Rosin makers are always looking for new ways to improve on their solventless game, and the newest trend hitting the scene is rosin jam. Cured rosin is really making a name for itself, and that’s because some intrepid solventless explorers have discovered that over time, rosin can mature like a fine wine. 

The curing process usually involves rosin being collected in a sealable jar, heat treated with some variation of hot or cold temperatures, and then stored for a few weeks or longer. And, if done well, the resulting rosin jam can be one of the most flavorful and potent concentrates imaginable. So, let’s take a look at the ins and outs of curing rosin.

Curing Rosin: Jar Tech

The first step in curing rosin is the use of jar tech. Jar tech is a simple way to collect rosin ready for curing, and involves folding your parchment paper into a funnel, which allows fresh pressed rosin oil to flow directly into a sealable heat proof glass jar. 

Be sure to check out our How to Use Jar Tech to Kick Out The Jam article which covers the subject in depth so you can learn this simple trick. Once your rosin has been collected in a suitable vessel however, it’s time to move on to the next phase of curing: heat treatment. There are a number of different methods out there but they typically fall into two categories: hot temperature curing or cold temperature curing.

Hot Cure Rosin

Hot curing involves applying some kind of heat cycle to your rosin, and there are a multitude of ways to achieve this. However, the most common hot cure method involves popping the jars in an oven at around 200°F for an hour or two, and then allowing them to cool. 

Ultimately though, there are no hard or fast rules regarding the temperature or duration of this heat cycle, and we highly recommend that you experiment with both variables.  

Cold Cure Rosin

Conventional wisdom has it that hot temperatures tend to degrade the volatile terpene profile of your rosin, and while it’s highly debatable how much is lost with a hot cure method, many terpene conscious rosin makers prefer cold curing instead.

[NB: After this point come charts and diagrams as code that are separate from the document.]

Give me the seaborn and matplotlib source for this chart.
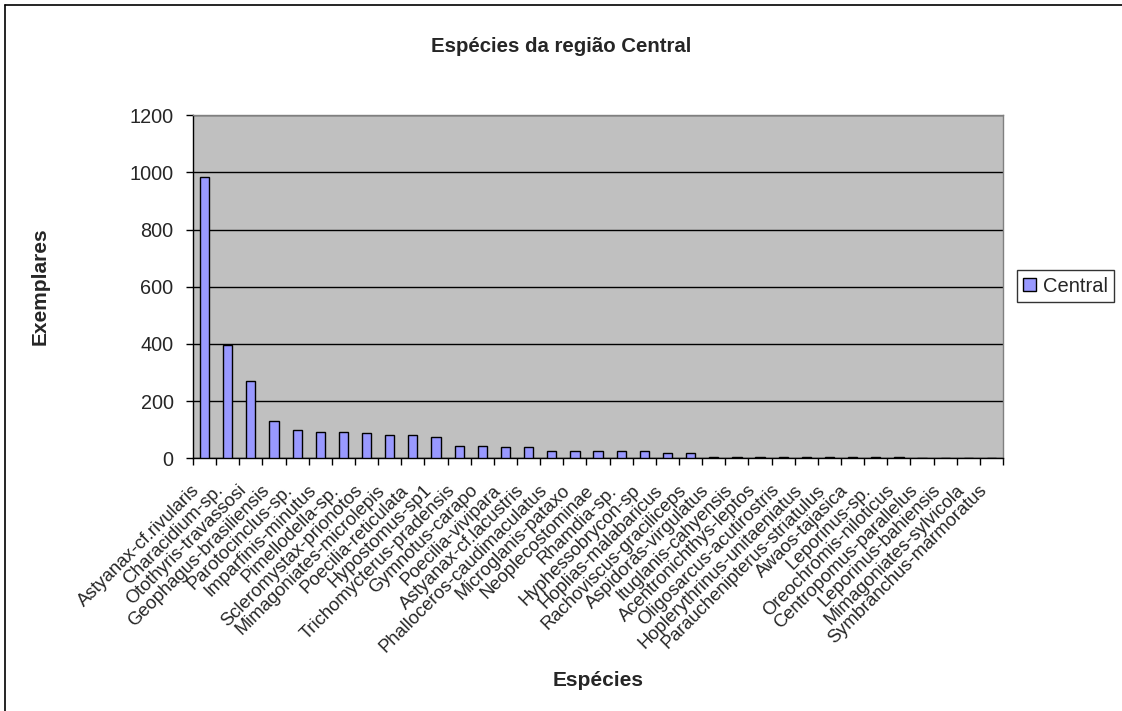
import matplotlib
matplotlib.use("Agg")
import matplotlib.pyplot as plt
import matplotlib.transforms as mtransforms
from matplotlib.patches import Patch
from matplotlib.lines import Line2D
import seaborn as sns
import pandas as pd

species = [
    "Astyanax-cf.rivularis", "Characidium-sp.", "Otothyris-travassosi",
    "Geophagus-brasiliensis", "Parotocinclus-sp.", "Imparfinis-minutus",
    "Pimellodella-sp.", "Scleromystax-prionotos", "Mimagoniates-microlepis",
    "Poecilia-reticulata", "Hypostomus-sp1", "Trichomycterus-pradensis",
    "Gymnotus-carapo", "Poecilia-vivipara", "Astyanax-cf.lacustris",
    "Phalloceros-caudimaculatus", "Microglanis-pataxo", "Neoplecostominae",
    "Rhamdia-sp.", "Hyphessobrycon-sp", "Hoplias-malabaricus",
    "Rachoviscus-graciliceps", "Aspidoras-virgulatus", "Ituglanis-cahyensis",
    "Acentronichthys-leptos", "Oligosarcus-acutirostris",
    "Hoplerythrinus-unitaeniatus", "Parauchenipterus-striatulus",
    "Awaos-tajasica", "Leporinus-sp.", "Oreochromis-niloticus",
    "Centropomus-parallelus", "Leporinus-bahiensis", "Mimagoniates-sylvicola",
    "Symbranchus-marmoratus",
]
central = [983, 395, 271, 129, 99, 91, 91, 88, 82, 82, 76, 42, 42, 39, 39,
           25, 25, 25, 25, 25, 19, 19, 4, 4, 4, 4, 4, 4, 4, 4, 4, 0, 0, 0, 0]
y_ticks = [0, 200, 400, 600, 800, 1000, 1200]

sns.set_theme(style="white")
plt.rcParams["font.family"] = ["Liberation Sans", "DejaVu Sans"]

df = pd.DataFrame({"Espécies": species, "Exemplares": central})

fig = plt.figure(figsize=(11.22, 7.11), dpi=100)
ax = fig.add_axes([0.172, 0.3554, 0.722, 0.4826])
ax.set_facecolor("#C0C0C0")

sns.barplot(data=df, x="Espécies", y="Exemplares", color="#9999FF",
            saturation=1, edgecolor="black", linewidth=1.0, width=0.4,
            ax=ax, zorder=3)

ax.set_xlim(-0.5, len(species) - 0.5)
ax.set_ylim(0, 1200)
ax.set_yticks(y_ticks)
ax.set_yticklabels([str(v) for v in y_ticks], fontsize=14.3)
ax.yaxis.grid(True, color="black", linewidth=1.0, zorder=1)
ax.set_axisbelow(True)

# category labels at bar centers, ticks at category boundaries
ax.set_xticks(range(len(species)))
ax.set_xticklabels(species, rotation=45, ha="right", va="top",
                   rotation_mode="anchor", fontsize=13.2)
ax.tick_params(axis="x", which="major", length=0, pad=17)
ax.set_xticks([i - 0.5 for i in range(len(species) + 1)], minor=True)
ax.tick_params(axis="x", which="minor", length=5, width=1, color="black",
               direction="out", bottom=True)
ax.tick_params(axis="y", length=5, width=1, color="black", direction="out",
               left=True, pad=9)
offset = mtransforms.ScaledTranslation(-13 / 100, 0, fig.dpi_scale_trans)
for lbl in ax.get_xticklabels():
    lbl.set_transform(lbl.get_transform() + offset)

for side in ["left", "bottom"]:
    ax.spines[side].set_color("black")
    ax.spines[side].set_linewidth(1.0)
for side in ["top", "right"]:
    ax.spines[side].set_color("#808080")
    ax.spines[side].set_linewidth(1.0)

ax.set_xlabel("")
ax.set_ylabel("")

fig.text(0.5, 1 - 47 / 711, "Espécies da região Central", ha="center",
         va="center", fontsize=14.7, fontweight="bold")
fig.text(598 / 1122, 1 - 681 / 711, "Espécies", ha="center", va="center",
         fontsize=15, fontweight="bold")
fig.text(40 / 1122, 1 - 286 / 711, "Exemplares", ha="center", va="center",
         rotation=90, fontsize=15, fontweight="bold")

handle = Patch(facecolor="#9999FF", edgecolor="black", linewidth=1.0,
               label="Central")
leg = fig.legend(handles=[handle], loc="center left",
                 bbox_to_anchor=(1017 / 1122, 1 - 286 / 711),
                 fancybox=False, frameon=True, edgecolor="black",
                 fontsize=14.5, handlelength=0.65, handleheight=0.65,
                 handletextpad=0.35, borderpad=0.3, borderaxespad=0)
leg.get_frame().set_linewidth(1.0)

# outer chart frame (left and top edges visible)
fig.add_artist(Line2D([5 / 1122, 5 / 1122], [0, 1 - 5 / 711],
                      transform=fig.transFigure, color="black", lw=1.2))
fig.add_artist(Line2D([5 / 1122, 1], [1 - 5 / 711, 1 - 5 / 711],
                      transform=fig.transFigure, color="black", lw=1.2))

fig.savefig("out.png", dpi=100, facecolor="white")
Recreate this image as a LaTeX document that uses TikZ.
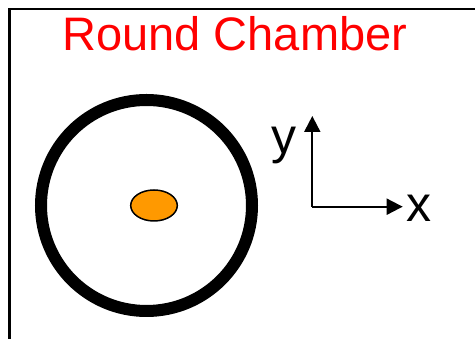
\documentclass[tikz,border=0pt]{standalone}
\usepackage{fontspec}
\setmainfont{Liberation Sans}
\usetikzlibrary{arrows.meta}
\definecolor{ballorange}{HTML}{FF9900}
\tikzset{
  frameline/.style={line width=2.5pt, line cap=rect},
  axisline/.style={line width=2pt, -{Triangle[length=16pt,width=16pt]}},
  label/.style={inner sep=0pt, anchor=base, font=\fontsize{50}{50}\selectfont},
  title/.style={inner sep=0pt, anchor=base, text=red, font=\fontsize{47}{47}\selectfont},
  wall/.style={line width=12pt},
  beam/.style={draw=black, line width=1.5pt, fill=ballorange}
}
\begin{document}
\begin{tikzpicture}[x=1pt,y=1pt]
\useasboundingbox (0,0) rectangle (475,339);
% frame
\coordinate (fbl) at (9.7,-5);
\coordinate (ftl) at (9.7,330);
\coordinate (ftr) at (480,330);
\draw[frameline] (fbl) -- (ftl) -- (ftr);
% title
\node[title] (ttl) at (234.8,288.3) {Round Chamber};
% chamber
\coordinate (cc) at (146.5,133.5);
\draw[wall] (cc) circle[radius=105.5];
\coordinate (bc) at (154,133.5);
\draw[beam] (bc) ellipse[x radius=23.3, y radius=15.5];
% axes
\coordinate (orig) at (312.3,132.3);
\coordinate (xend) at (402.7,132.3);
\coordinate (yend) at (312.3,223);
\draw[axisline] (orig) -- (xend);
\draw[axisline] (orig.center) -- (yend);
\node[label] (xl) at (419,117) {x};
\node[label] (yl) at (284,185) {y};
\end{tikzpicture}
\end{document}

The belief being that cold temps help preserve the delicate terpene profile of solventless rosin. 

As with hot curing there’s a huge amount of variation in technique with cold curing. Some may simply use room temperatures, others may pop the jars in a refrigerator, and some even use a freezer. Again, we recommend that you experiment with both temperature and duration of your cold cure. 

Curing Rosin: The Waiting Game

Whether it be a hot or cold method, the true magic happens when rosin is left to sit for an extended period of time. Over the space of a few weeks or so rosin begins to separate and sweat liquid terpenes, and in turn, the cannabinoids start to recrystallize into solids. 

How long you leave your rosin to sit is up to you. Typically a few weeks is seen as sufficient, but cold curing can take longer than hot, so bear that in mind. Ultimately, it’s unsure exactly what is happening with this process, but the results can be breathtaking, and that’s driving huge interest in cured solventless rosin. 

Lastly, if you are interested in exploring curing techniques, we do advise that you use rosin extracted from bubble hash, as this seems to produce better results than other methods. And furthermore, the strain of cannabis you press with can make a huge difference to your final results, so be sure to experiment in this department, too.